This isn’t the 1st time I’m writing about my Halloween adventures, and it won’t be the last, but this past one was a milestone as the 20th year my barkada has celebrated together. It started when we were in school, young girls wanting to dress up and get some candy. I wasn’t present for all the parties, but every time I went, it was a unique experience that I’ve counted as some of my most treasured times with my girlfriends.

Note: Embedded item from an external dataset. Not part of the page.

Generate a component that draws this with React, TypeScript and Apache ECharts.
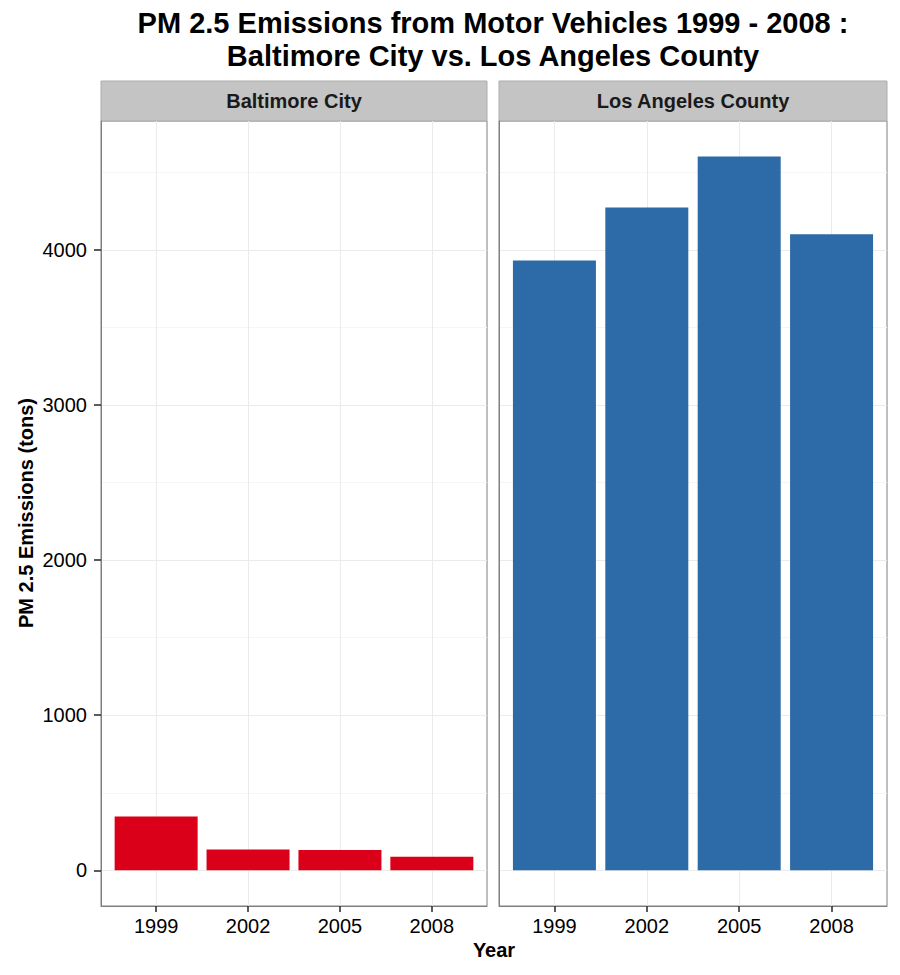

I’ve loved this holiday since Trick or Treating around the village with my sister and our neighbors, but I only started putting more effort into the costumes since this set of friends began the tradition. Carmel’s family has hosted us in Ayala Heights from the very 1st, and has continued to do so even when she lived in other countries for years at a time. We’d assemble early in the afternoon and do our preps together, then once the sun had set, we’d hit the streets for some candy – both visual and edible. Walking around let us enjoy the creepily decorated houses and encounter other kids in a variety of garb. They went inside the Haunted House once, but I was absent that year… and thank God!
Initially, we came in whatever we wanted, so it was as random as one dressed as a troll doll, and me as a wicked witch. In our later years after college, we decided to kick it up a notch by coordinating our outfits. Some of the most memorable were when we came as a bunch of geeks, favorite childhood figures, United Nations, and a box of crayons. Much older, we had also stopped Trick or Treating, but doled out the treats to the kids that came by “our house.”

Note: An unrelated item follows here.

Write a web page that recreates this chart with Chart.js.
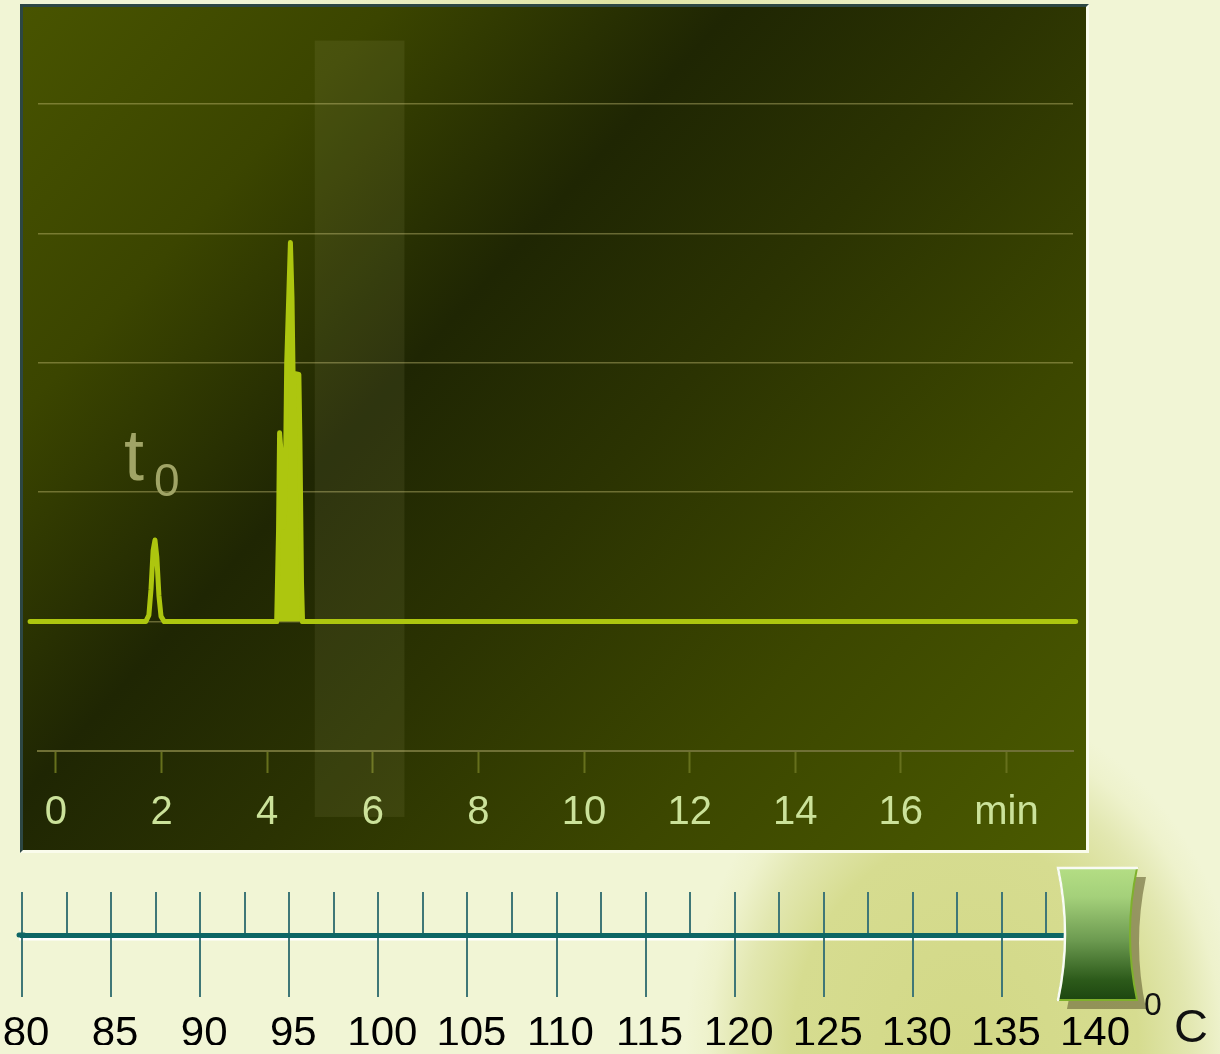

Now that some of us have children, the themes have become more complicated to execute, and the kids now have ideas of their own. That means we’re back to being a hodge podge of personae, and it feels like a new tradition altogether. I love that we’ve passed on the joy of Halloween to their generation, and it was so heartwarming to see them helping pass out the snacks to the visitors this year.
This year, with the freedom to go as anyone or anything, and the limited time I had to prepare, I decided to go as the budding musician, Miguel, from Coco. Seemed easy enough because he just wore a dark pair of jeans, a white shirt, and a red jacket. I had 2 red hoodies to choose from: one was plain but had garterized edging, the other had a graphic design in the front , but had a silhouette more similar to the cartoon’s. The latter seemed to be the better choice, and I opted to wear it wrong side out, making a conscious effort to conceal traces of the logo with my Spanish guitar.
I didn’t have the time to go out and buy face paint, so I had Googled DIY white coverage with only cornstarch and moisturizer; but as luck would have it, another colleague of mine came as Miguel at our therapy center’s activity with the kids, and she let me have whatever she used. With that and a couple other makeup products I knew I had at home, I was set. Without a trial, and just enough time to get ready after work on Wednesday, I knew I’d be able to pull it off. Watch the video if you want to see exactly how I did it, and how it turned out.
It was so satisfying to be accurately identified by both kids and adults, even from afar (though many of them said, “Coco!” instead of Miguel ? I rolled with it). Some ran up to me waving excitedly, and so many asked for a photo. Others jokingly asked me to sing Remember Me, and it was so much fun seeing their reaction when I actually did. One of the girls looked like she was gonna cry while taking a video. ?
When we’re out of candy, and the hordes of people slow to a trickle, we head back inside for late dinner. Carmel’s mom makes a mean egg salad, so we used to request for it all the time. Now, she knows to serve it without preamble. ? This is also about the time we take better group photos, since it’s always so dark outside. In the past, we’d have drinks and stay til past midnight, but with the kids in tow, we’ve had to retire earlier in more recent years.
Halloween may be many things to different people. Some warn that its origins as a pagan celebration means that taking part is heresy. I’ve even heard the more ridiculous allegation that donning costumes is tantamount to abandoning your God-given identity and soul. Wew. Overthinking much? (For those worried about how it reflects on the faithful, these articles from the History Channel and a Dominican Priest may assuage misgivings).
Personally, this holiday has always given me a better sense of community. It’s a day when people let me into their homes, I can unabashedly greet and giggle with total strangers, and have good, old fashioned fun walking around with friends. It will always be linked to such fond memories of comfort food and even more comfortable company, a little bit of creativity, and plenty of laughter. It is because of these that I raise my pumpkin-spiced cocktail and say cheers to many more years of celebrating this spooktacular holiday. ??